Sign language does not compete with literacy. In fact, it often supports it. Teachers and families can connect signs, fingerspelled words, printed words, and concepts so that children understand how meaning moves across languages and modalities. Fingerspelling can be especially useful because it helps bridge signed language and print by making the structure of words visible in a different way. Strong sign language skills can also support reading comprehension because children who already understand complex ideas in an accessible language are better prepared to make sense of those ideas in written text. The key point is that literacy is built on language, and when sign language provides robust language access, it becomes an asset rather than an obstacle.
Why can traditional phonics-based instruction be limited for deaf learners?
Traditional phonics instruction is often designed around hearing sounds, distinguishing small differences between sounds, and blending those sounds into spoken words. For students who do not have consistent auditory access, this method may be only partly accessible or not accessible at all. A deaf child may be asked to identify beginning sounds, rhyme words, segment syllables by sound, or repeat oral models that they cannot clearly hear. When these activities are treated as the main gateway to reading, students may be unfairly judged as struggling readers when the real issue is that instruction is mismatched to their language access.
This does not mean all phonics is irrelevant for every deaf learner. Some deaf students benefit from explicit instruction in sound-letter patterns, especially if they use spoken language, have usable hearing, or work with visual and tactile supports. However, phonics should not be the only pathway offered. Deaf learners often need a broader literacy approach that includes visual language, direct vocabulary teaching, morphology, syntax, background knowledge, text structure, fingerspelling, and meaningful reading experiences. The most effective instruction is flexible and responsive. It focuses on helping students understand how written language represents meaning, not just how it represents sound.
What teaching approaches best support reading and writing for deaf learners?
The best teaching approaches begin with full language access and build literacy from there. Deaf learners benefit from classrooms where instruction is visually accessible, language-rich, and intentionally designed rather than adapted as an afterthought. This includes direct teaching of vocabulary and concepts, explicit attention to sentence structure and grammar, opportunities to discuss texts in an accessible language, and strong support for comprehension. Teachers should make connections between the learner’s primary language and written language, helping students see how ideas expressed in sign can also be represented in print.

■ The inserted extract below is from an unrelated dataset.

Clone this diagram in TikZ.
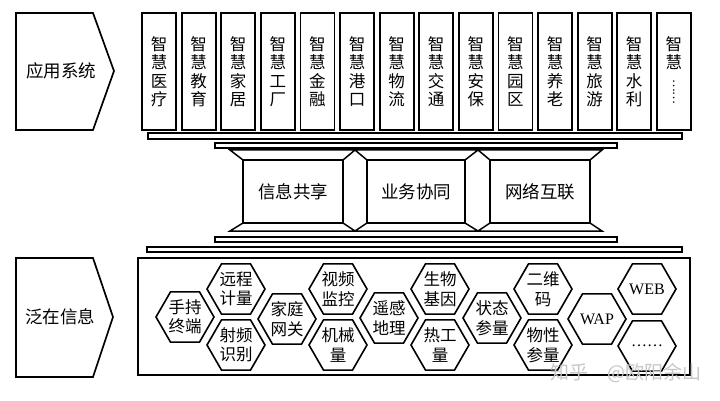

Effective literacy instruction for deaf learners also tends to be highly explicit. Many hearing children pick up parts of spoken language incidentally by overhearing conversations, songs, and daily interactions. Deaf children may miss much of that incidental exposure, so they often need direct access to information that hearing peers absorb informally. Strong instruction may include shared reading, visual storytelling, bilingual approaches that value signed and written languages, fingerspelling, rich classroom discussion, repeated exposure to meaningful texts, and direct writing instruction focused on organization, vocabulary, revision, and clarity. Most importantly, successful teaching does not define deaf learners by what they cannot hear. It starts from what they can fully access and uses that access to build confident, capable readers and writers.